Our oceans are emptying at an alarming rate. Oceanographers monitoring the Marine Trophic Index—a measure of the stability of the ocean’s food chain—have discovered a disturbing trend over the past 50 years: Human consumption of marine animals has been drastically upsetting the balance of ocean life since the beginning of large-scale industrial fishing in the 1950s.
The culprit for this relatively sudden change in the ocean’s ecosystem is what University of British Columbia scientist Daniel Pauly describes as “fishing down the marine food webs.”1 After our overfishing of alpha-predators like tuna and salmon leads to their rapid dwindling, we begin eating lower down the ocean’s food chain. In the absence of their predators, species further down the chain experience a temporary population boom. Fishers respond to this newfound abundance by fishing them out of existence—and so on, down the food chain.
If this trend continues unabated, Pauly suggests, the future of seafood will be an unvarying supply of “jellyfish sandwiches.”2 An initially skeptical scientific community has confirmed Pauly’s fears, even going so far as to project an approximate date by which the world’s seafood supply will have run out based on the current rate of ocean fishing: as soon as 2050, according to the journal Science.3
Fish are not the only marine animals to suffer from aggressive commercial fishing practices. Techniques such as “bottom trawling” (in which nets are dragged thousands of miles across the ocean floor) indiscriminately destroy entire habitats of deep-sea species.
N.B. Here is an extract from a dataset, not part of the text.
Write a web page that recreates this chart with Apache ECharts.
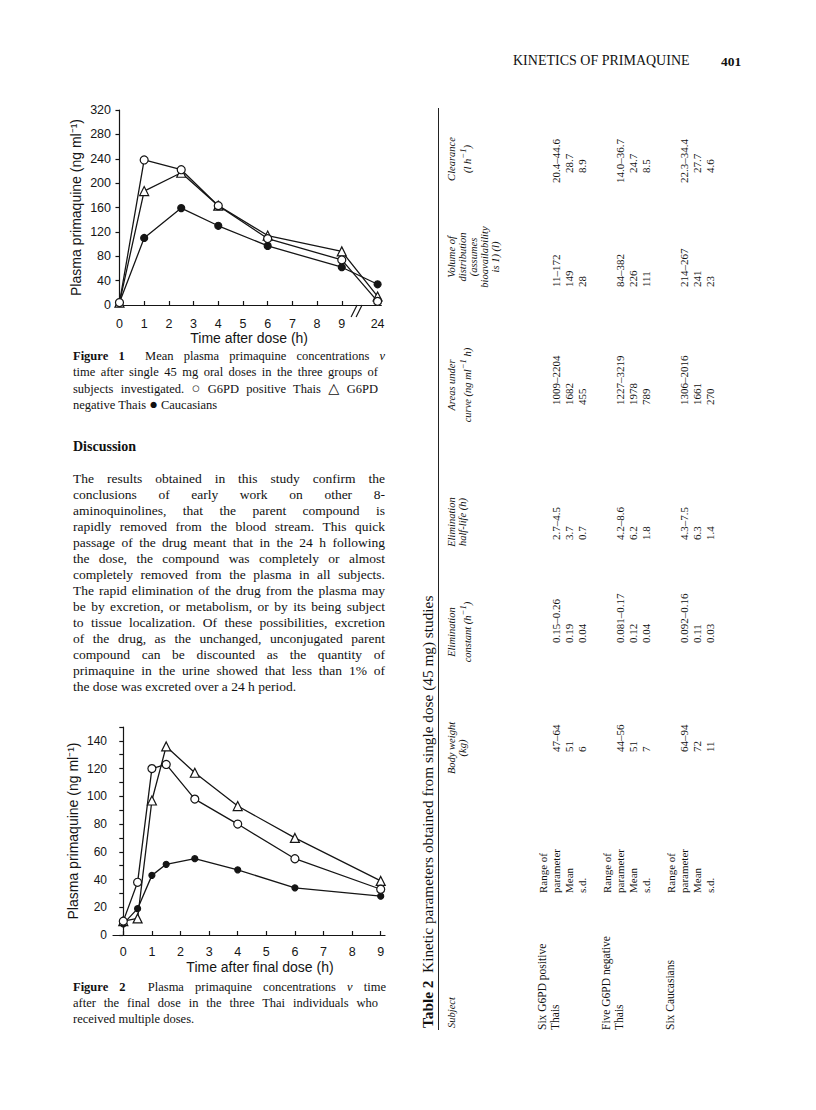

Both bottom trawling and longlining (using large numbers of baited hooks on an extended line) devastate populations of dolphins, whales, sea turtles, seabirds, and other marine animals who are trapped in the nets or hooks as “bycatch.”
Unless we take immediate steps to dramatically reduce our consumption of sea life, the long-term damage to our oceans’ ecosystems may well be irreversible.